Random Thoughts / Favorite Quotes


“And Brad Dourif as Uncle Ted” is one of my favorite “And”s in recent memory.


Don’t know why, but a disgruntled Michael Shannon sitting at a drum set he refuses to play makes me laugh.


“He’s claiming his name is Farouk. He shouts about God and tosses oatmeal at us.”


I’m not sure any actor can transition from rage to gentleness in the same scene as convincingly as Shannon.


“This Jell-O looks hideous.”


If you only watch one movie in which an ostrich tries to eat Udo Kier’s glasses, make it this one.


No way would I drive Michael Shannon around while he’s holding a fucking sword and quoting the Bible.

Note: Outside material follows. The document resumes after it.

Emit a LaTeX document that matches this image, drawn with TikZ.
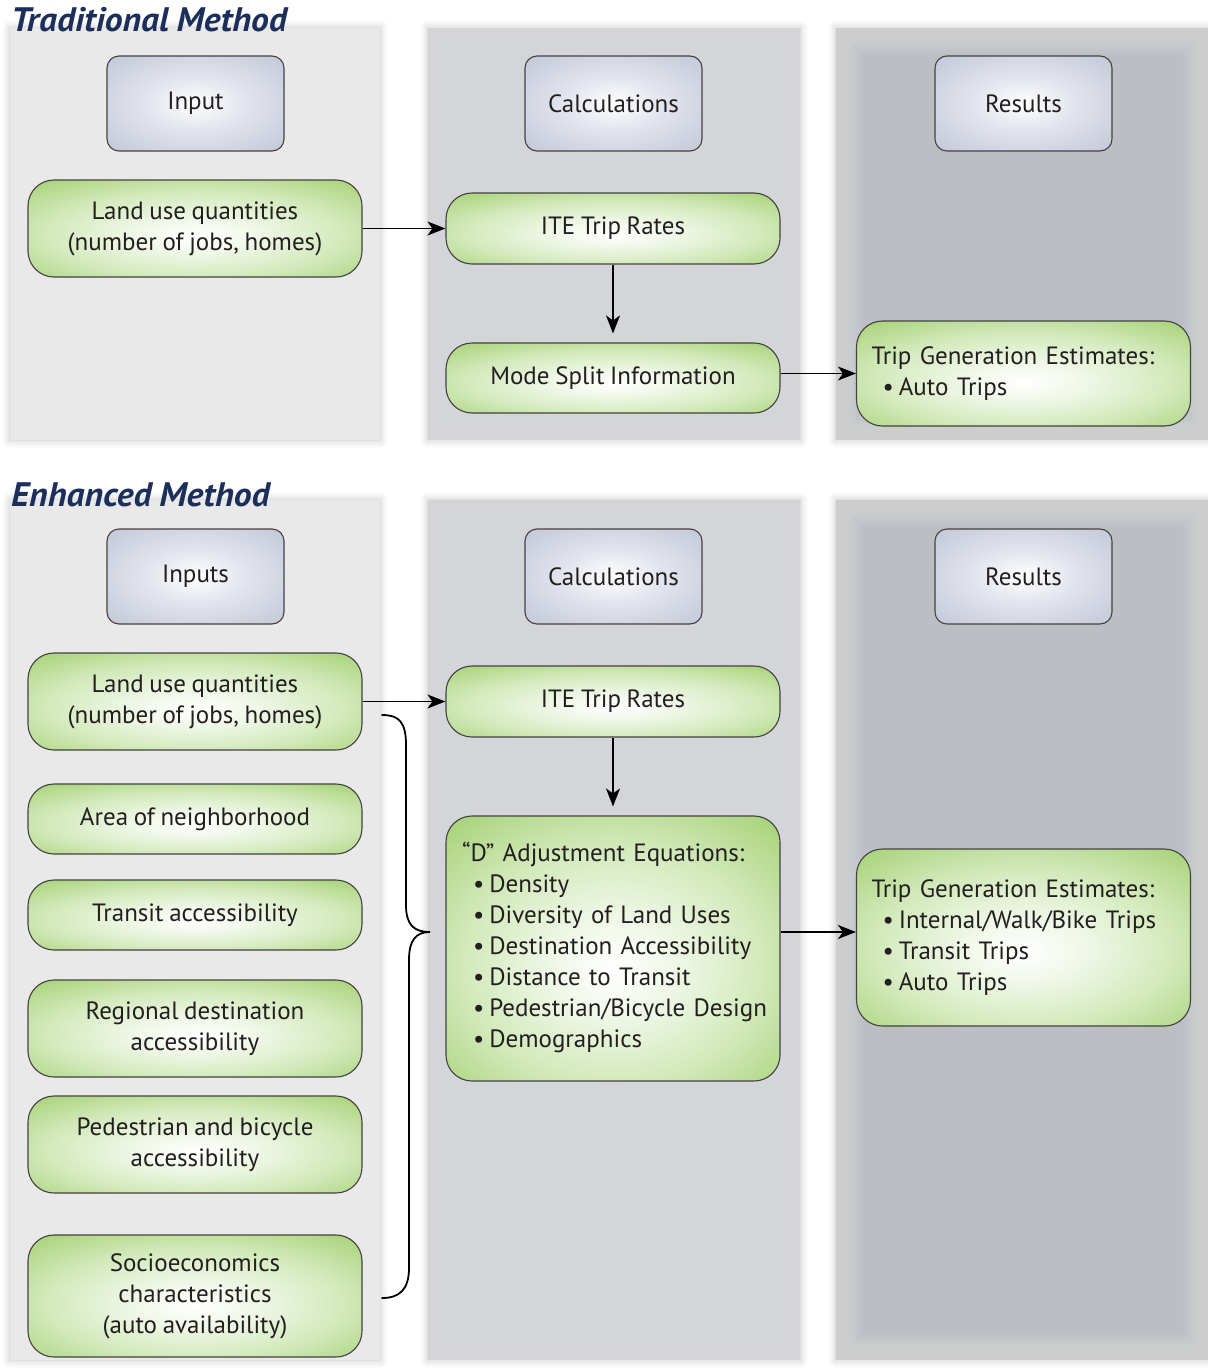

It’s nice that the movie has a few moments when the actors stand still, sometimes looking directly into the camera, that give you a chance to decide if you want to keep watching this wacky shit.


So Brad Dourif had a plan: he would buy a tiny horse (think Lil’ Sebastian from Parks and Rec), which a little person would ride, and his giant chicken, Willard, would chase the horse around the biggest tree in the world. This was going to be a commercial, though Dourif doesn’t know for what, but it would make a “lot of money.” I watch a lot of weird shit, so I’m pretty used to the idea that creative people come up with some nonsensical shit. But this is one of those rare moments that make me stop and wonder, “How the fuck did someone actually come up with this scene?”


According to Wikipedia, Herzog and Shannon went to China to film a scene in a market without permits, and the scene has nothing to do with the story aside from it being a scene in which Shannon’s character feels uneasy. This is the kind of nonsense that makes me love Herzog.


IMDb claims Dave Bautista is one of the SWAT guys at the end, but I couldn’t spot him.